Study design: Intervertebral disc degeneration was evaluated by morphologic appearance, magnetic resonance imaging, and by biochemical matrix composition. Caliber and distribution of openings of the adjacent vertebral osseous endplates were measured.
Objectives: Correlation between occlusion of vertebral endplate openings and intervertebral disc degeneration was quantified.
Summary of background data: Calcifications of vertebral endplates with disease and age have suggested insufficient nutrition as a mechanism for intervertebral disc degeneration. It has been proposed that occlusion of endplate openings, which contain vascular sources for the disc, may limit the transport of nutrients, leading to disc degeneration.
Methods: Fresh magnetic resonance images from 39 human lumbar discs were scored. Sectioned discs with endplates were morphologically graded. Samples of nuclear and anular regions were evaluated for proteoglycan and collagen contents. Backlight microscopic images of 4 endplate regions were obtained, and caliber and distribution of endplate openings for each disc were measured. Analysis of variance regression models were used to assess correlation between endplate openings and disc degeneration.
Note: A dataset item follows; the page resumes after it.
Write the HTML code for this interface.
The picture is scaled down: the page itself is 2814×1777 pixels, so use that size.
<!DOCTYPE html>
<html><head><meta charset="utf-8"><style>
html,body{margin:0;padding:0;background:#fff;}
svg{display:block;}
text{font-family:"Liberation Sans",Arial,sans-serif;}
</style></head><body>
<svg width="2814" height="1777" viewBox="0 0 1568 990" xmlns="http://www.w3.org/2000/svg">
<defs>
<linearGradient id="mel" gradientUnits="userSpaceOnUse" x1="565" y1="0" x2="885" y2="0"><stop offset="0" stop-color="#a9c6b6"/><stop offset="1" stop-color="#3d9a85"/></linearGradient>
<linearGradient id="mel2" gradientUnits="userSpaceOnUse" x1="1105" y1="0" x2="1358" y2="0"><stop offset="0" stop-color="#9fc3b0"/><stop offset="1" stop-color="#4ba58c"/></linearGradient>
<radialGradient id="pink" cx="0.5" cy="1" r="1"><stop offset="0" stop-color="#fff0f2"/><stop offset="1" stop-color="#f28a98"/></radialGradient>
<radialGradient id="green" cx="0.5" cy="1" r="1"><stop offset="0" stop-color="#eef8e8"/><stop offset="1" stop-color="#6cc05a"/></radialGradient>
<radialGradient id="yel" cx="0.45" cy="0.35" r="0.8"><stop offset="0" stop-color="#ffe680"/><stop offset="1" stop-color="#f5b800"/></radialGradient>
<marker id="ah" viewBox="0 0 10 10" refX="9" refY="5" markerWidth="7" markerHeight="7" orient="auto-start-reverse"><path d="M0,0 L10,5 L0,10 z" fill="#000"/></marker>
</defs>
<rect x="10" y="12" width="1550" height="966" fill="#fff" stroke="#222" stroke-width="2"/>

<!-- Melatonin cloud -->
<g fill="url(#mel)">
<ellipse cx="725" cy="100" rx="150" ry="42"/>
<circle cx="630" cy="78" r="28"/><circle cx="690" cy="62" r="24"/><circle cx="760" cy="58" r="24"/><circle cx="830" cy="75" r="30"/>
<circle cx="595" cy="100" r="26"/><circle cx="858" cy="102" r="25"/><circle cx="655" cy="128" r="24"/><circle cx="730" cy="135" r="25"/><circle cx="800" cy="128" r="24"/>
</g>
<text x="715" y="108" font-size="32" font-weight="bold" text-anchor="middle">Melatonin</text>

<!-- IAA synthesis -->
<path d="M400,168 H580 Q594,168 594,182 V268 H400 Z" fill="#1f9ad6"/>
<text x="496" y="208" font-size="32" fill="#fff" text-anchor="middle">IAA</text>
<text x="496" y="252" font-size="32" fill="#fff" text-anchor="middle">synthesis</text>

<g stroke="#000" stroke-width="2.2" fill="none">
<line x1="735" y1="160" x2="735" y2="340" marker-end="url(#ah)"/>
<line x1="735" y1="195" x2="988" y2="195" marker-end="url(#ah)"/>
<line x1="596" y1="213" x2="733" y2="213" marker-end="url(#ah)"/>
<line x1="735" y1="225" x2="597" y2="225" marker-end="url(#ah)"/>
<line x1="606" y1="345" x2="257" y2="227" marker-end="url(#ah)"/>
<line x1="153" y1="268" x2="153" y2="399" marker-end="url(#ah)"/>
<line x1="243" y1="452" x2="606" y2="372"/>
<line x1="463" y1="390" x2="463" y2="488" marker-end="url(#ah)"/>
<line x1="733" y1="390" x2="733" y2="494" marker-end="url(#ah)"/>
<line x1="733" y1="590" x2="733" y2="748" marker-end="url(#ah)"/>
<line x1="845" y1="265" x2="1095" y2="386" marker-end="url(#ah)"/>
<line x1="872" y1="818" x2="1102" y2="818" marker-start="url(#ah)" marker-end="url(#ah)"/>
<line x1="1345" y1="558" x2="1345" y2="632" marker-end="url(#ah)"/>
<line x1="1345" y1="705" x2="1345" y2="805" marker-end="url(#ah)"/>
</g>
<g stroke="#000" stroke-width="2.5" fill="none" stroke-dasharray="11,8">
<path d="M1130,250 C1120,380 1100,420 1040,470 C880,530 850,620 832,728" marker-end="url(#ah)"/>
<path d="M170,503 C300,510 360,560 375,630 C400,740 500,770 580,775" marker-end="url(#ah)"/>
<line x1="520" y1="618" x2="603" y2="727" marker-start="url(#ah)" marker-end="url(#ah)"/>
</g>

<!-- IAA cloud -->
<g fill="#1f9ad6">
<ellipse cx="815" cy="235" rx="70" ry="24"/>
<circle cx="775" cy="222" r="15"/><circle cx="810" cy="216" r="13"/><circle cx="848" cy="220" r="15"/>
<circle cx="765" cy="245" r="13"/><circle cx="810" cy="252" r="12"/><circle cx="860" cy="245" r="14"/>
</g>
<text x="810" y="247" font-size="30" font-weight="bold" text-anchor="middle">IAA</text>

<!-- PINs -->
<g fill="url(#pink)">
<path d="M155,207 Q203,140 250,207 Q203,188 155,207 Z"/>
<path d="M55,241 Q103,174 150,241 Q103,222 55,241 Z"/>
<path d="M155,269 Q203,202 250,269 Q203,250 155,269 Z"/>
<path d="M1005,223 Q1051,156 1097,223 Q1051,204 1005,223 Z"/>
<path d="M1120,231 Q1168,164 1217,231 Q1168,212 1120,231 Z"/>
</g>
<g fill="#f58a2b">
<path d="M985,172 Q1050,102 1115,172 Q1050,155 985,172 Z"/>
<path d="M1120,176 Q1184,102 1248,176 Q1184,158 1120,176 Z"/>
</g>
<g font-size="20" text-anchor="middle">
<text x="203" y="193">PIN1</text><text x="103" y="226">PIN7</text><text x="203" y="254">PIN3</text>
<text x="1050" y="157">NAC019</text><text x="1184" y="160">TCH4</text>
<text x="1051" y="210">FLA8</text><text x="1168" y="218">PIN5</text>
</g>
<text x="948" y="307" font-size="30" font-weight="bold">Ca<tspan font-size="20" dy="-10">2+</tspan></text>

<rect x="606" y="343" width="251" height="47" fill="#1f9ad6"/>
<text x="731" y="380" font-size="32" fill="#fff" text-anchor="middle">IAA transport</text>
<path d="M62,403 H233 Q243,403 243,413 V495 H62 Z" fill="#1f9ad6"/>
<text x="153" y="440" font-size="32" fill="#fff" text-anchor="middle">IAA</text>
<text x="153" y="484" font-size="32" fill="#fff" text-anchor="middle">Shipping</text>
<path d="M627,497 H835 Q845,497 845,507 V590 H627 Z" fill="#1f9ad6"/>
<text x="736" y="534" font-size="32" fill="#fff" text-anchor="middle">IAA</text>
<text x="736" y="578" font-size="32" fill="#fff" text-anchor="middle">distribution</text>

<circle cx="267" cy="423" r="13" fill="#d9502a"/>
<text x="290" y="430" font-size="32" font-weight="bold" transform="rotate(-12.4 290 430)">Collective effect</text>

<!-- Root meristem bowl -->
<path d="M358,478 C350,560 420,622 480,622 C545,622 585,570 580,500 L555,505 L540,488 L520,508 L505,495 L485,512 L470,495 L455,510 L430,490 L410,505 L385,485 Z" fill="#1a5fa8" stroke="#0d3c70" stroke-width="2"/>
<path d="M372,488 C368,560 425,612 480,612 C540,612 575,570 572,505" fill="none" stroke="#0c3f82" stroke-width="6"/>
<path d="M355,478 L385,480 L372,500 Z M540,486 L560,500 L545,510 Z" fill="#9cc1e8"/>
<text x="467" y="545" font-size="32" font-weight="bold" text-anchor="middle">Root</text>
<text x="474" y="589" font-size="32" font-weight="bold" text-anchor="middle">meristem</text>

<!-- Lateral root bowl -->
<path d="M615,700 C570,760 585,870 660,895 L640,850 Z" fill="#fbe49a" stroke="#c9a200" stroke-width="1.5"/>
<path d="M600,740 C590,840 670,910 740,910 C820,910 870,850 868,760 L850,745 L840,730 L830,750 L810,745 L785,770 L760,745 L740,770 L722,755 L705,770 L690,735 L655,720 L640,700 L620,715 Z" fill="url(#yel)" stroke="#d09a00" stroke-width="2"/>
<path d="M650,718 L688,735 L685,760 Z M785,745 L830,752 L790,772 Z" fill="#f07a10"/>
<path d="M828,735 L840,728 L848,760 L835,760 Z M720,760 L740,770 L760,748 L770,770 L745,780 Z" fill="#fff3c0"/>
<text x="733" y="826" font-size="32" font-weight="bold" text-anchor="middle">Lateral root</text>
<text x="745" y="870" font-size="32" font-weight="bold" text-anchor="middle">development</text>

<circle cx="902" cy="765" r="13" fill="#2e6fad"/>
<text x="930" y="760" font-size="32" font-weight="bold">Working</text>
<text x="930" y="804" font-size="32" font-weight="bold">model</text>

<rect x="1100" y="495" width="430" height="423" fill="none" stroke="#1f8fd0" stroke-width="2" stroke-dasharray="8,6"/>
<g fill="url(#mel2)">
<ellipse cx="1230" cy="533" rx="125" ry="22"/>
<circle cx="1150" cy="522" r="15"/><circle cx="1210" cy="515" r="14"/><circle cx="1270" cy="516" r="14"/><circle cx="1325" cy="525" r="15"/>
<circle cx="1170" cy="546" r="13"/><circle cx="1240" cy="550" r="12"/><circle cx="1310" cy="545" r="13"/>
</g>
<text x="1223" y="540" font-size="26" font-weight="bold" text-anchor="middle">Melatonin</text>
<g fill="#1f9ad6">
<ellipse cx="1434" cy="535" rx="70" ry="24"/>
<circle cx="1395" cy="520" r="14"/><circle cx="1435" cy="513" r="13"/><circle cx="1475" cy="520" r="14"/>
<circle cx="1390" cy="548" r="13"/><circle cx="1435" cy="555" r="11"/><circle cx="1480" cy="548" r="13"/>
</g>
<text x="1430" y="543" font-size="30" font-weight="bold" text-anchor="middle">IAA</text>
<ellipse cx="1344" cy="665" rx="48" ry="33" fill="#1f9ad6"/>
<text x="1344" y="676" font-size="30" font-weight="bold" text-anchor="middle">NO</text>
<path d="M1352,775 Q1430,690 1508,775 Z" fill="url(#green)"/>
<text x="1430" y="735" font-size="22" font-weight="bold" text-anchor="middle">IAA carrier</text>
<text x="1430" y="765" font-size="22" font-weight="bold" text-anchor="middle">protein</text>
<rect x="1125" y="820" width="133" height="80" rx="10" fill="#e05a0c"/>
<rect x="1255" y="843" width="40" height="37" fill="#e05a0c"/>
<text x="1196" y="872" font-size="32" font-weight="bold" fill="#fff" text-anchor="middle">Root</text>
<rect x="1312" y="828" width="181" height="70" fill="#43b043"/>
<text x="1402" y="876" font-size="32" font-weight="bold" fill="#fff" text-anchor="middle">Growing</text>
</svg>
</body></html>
Results: The decrease in opening density significantly correlated to morphologic degeneration grade, best for openings with 20 to 50 im equivalent diameter and in the nuclear region. Although the density of 20 to 50 im openings also significantly indirectly correlated to age, it was not as strong as the correlation to degeneration grade. Opening density was also significantly correlated to proteoglycan content in all regions. However, all other biochemical parameters as well as the T2 intensity score showed only weak or no correlation to opening density.
Conclusions: A high indirect correlation between the density of openings in the osseous endplate (particularly of the size of the capillary buds) and the morphologic degeneration grade of the disc support the hypothesis that occlusion of these openings may deprive the cells of nutrients, leading to insufficient maintenance of the extracellular matrix and disc degeneration.